Four polling institutions, including Embrain, K-Tat, Korea Research, and Hangook Research, conducted a National Index Survey (NBS) of 1,009 men and women aged 18 or older across the country from the 15th to the 17th. Regarding the alleged LH speculation, 73% of the respondents said they did not trust the results of the government-Cheong Wa Dae investigation, and 74% said it was difficult to properly investigate the LH investigation.

== Follow up ==
=== LH ===
LH said it has taken personnel measures to exclude 12 of the 14 suspected employees from their duties, excluding two former employees, and has also launched its full investigation. However, LH added that it is not the nature of disciplinary action as the charges have not been confirmed. Many of these employees are known to be affiliated with the headquarters of Seoul and Gyeonggi Province and are in charge of compensation.

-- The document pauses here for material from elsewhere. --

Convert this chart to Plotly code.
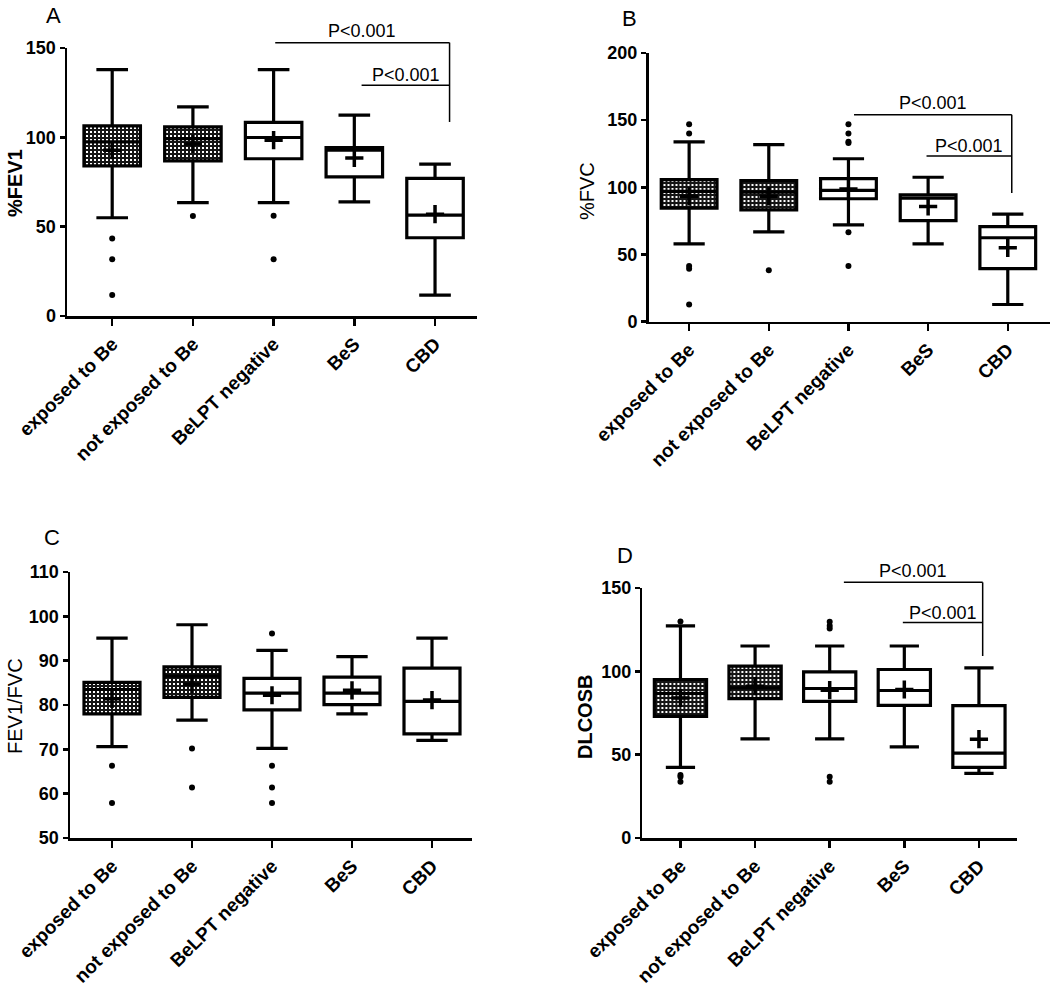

LH also announced measures to prevent a recurrence in an apology. In cooperation with the government, the government will conduct a full investigation into the status of land transactions of related department employees and families for the entire third new city, and take stern measures by laws and regulations if any illegality is confirmed. LH then stressed that LH would introduce a pre-report system for land transactions for all employees and their families and investigate whether they owned land or not when pushing for new projects. If a land transaction that has not been reported or illegal is confirmed, an intensive penalty such as personnel disadvantages will be imposed.

=== Government ===
On March 28, 2021, the government decided to push for the mandatory registration of property for all public officials, including ninth-grade civil servants.

=== National Assembly ===
The "LH 5 Act" aimed at preventing speculation was passed by the National Assembly. The LH 5 Act includes amendments to the Public Officials Ethics Act, amendments to the Special Public Housing Act, amendments to the Korean Land and Housing Corporation Act, the Real Estate Transaction Act, and the Conflict of Interest Prevention Act.